ENTRIES SUPPLIED:
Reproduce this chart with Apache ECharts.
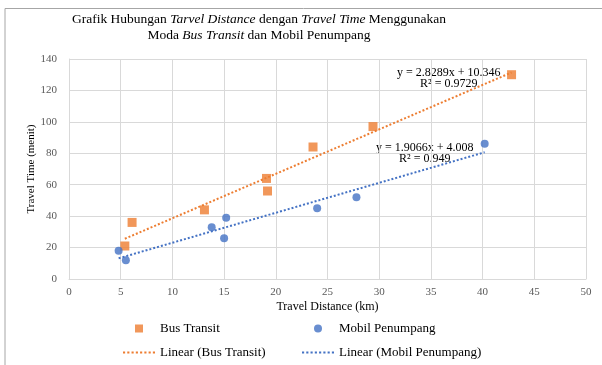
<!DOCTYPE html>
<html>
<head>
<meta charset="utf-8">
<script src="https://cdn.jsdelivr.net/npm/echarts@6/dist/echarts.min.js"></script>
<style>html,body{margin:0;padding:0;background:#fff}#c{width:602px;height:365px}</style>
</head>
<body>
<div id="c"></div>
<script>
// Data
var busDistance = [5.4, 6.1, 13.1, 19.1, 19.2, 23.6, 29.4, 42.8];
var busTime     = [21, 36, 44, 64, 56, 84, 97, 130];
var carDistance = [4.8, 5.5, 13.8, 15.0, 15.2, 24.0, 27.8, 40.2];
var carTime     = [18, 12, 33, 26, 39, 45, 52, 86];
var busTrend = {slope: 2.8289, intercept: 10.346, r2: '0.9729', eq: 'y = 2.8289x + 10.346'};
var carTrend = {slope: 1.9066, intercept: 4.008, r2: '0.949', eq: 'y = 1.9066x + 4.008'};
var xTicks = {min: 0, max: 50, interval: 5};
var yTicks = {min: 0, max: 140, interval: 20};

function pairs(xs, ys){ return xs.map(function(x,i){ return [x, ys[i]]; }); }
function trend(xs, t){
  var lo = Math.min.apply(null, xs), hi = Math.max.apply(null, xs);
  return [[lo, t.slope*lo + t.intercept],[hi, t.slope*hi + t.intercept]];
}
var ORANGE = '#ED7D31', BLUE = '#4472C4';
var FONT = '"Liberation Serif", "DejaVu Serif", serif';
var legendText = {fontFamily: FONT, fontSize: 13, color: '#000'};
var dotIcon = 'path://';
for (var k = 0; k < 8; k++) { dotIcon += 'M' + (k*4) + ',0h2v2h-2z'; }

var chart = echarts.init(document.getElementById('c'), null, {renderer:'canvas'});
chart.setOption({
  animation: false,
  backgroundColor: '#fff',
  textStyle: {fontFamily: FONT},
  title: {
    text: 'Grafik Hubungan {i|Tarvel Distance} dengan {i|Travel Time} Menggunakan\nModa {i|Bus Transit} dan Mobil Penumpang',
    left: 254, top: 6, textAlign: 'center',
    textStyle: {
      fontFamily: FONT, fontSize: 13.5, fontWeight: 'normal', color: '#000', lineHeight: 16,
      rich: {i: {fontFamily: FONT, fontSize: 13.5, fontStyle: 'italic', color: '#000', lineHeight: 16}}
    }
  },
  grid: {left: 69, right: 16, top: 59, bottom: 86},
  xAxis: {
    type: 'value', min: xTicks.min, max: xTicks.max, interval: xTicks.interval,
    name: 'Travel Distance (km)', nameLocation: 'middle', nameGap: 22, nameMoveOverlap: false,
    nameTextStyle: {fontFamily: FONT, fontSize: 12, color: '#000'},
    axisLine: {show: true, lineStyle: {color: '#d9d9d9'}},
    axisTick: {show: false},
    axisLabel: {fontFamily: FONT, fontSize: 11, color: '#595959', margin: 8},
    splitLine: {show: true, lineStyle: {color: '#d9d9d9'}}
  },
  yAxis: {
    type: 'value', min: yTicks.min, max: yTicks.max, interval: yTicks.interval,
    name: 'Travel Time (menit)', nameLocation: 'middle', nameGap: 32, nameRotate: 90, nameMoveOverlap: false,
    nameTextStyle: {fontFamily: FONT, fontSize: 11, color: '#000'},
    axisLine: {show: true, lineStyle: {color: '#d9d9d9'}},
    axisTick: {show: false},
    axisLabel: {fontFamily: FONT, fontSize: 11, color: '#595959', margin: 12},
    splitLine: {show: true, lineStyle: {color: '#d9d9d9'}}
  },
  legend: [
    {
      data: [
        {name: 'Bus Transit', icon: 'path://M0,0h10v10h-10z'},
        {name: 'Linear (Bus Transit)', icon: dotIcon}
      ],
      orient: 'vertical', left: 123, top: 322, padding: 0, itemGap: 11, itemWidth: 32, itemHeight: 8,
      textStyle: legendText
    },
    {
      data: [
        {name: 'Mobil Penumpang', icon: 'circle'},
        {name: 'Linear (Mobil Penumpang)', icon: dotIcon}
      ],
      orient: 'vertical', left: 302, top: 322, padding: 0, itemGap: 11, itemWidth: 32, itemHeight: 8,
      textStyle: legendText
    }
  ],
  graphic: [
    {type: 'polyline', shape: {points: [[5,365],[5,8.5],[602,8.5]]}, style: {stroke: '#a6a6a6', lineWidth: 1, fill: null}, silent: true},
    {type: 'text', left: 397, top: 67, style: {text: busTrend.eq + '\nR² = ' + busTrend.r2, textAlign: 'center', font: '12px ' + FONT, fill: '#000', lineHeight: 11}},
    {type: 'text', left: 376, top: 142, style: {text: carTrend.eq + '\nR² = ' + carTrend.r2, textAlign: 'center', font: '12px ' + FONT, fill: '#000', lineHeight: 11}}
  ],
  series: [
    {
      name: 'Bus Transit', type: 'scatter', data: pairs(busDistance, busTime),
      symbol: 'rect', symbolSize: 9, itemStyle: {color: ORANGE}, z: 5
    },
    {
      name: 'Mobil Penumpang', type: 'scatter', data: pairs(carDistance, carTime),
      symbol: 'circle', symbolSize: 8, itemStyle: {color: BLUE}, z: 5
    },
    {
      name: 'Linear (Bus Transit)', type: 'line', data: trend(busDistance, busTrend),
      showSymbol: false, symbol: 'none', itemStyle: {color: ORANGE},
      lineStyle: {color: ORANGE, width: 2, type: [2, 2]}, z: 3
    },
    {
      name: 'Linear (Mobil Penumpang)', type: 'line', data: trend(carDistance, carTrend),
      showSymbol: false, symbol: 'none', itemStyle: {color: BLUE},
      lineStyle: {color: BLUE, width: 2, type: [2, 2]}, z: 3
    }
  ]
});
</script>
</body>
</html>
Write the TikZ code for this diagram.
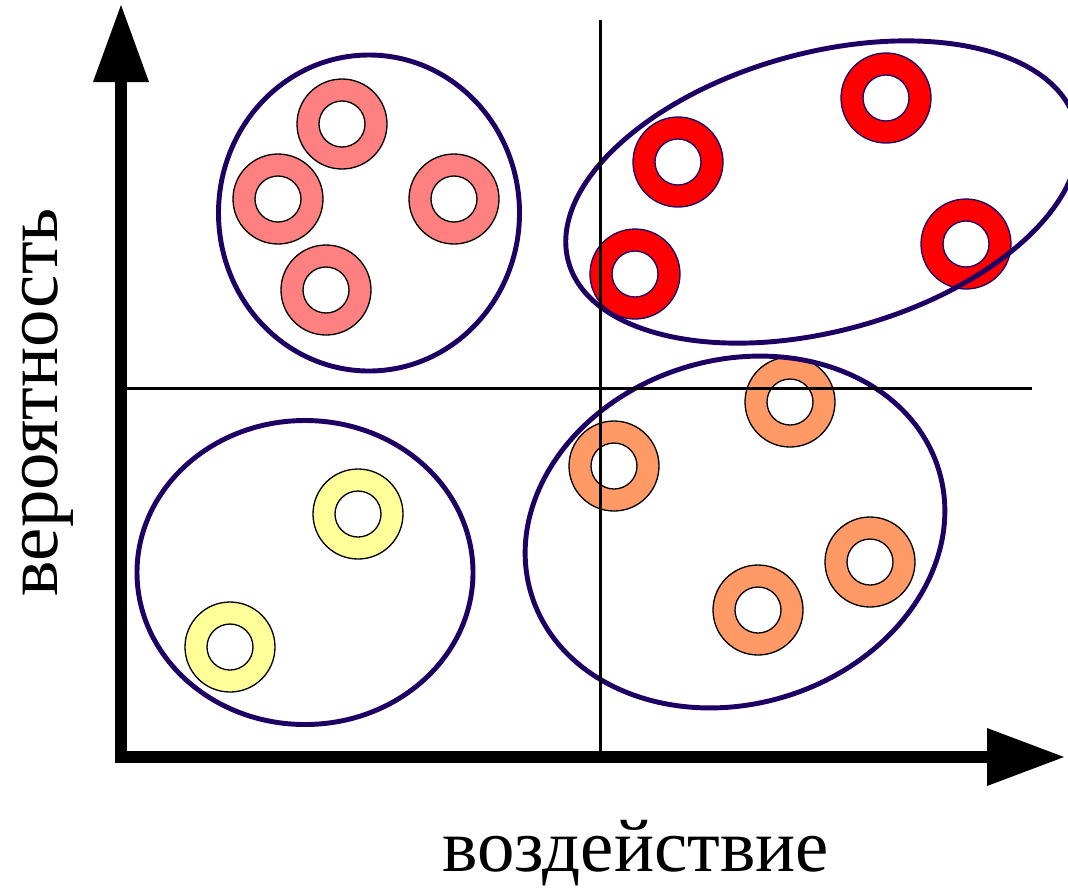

WHAT TO DO:
Write the number of lines containing the word "this" and nothing besides it.

EXERCISE SOLUTION:
2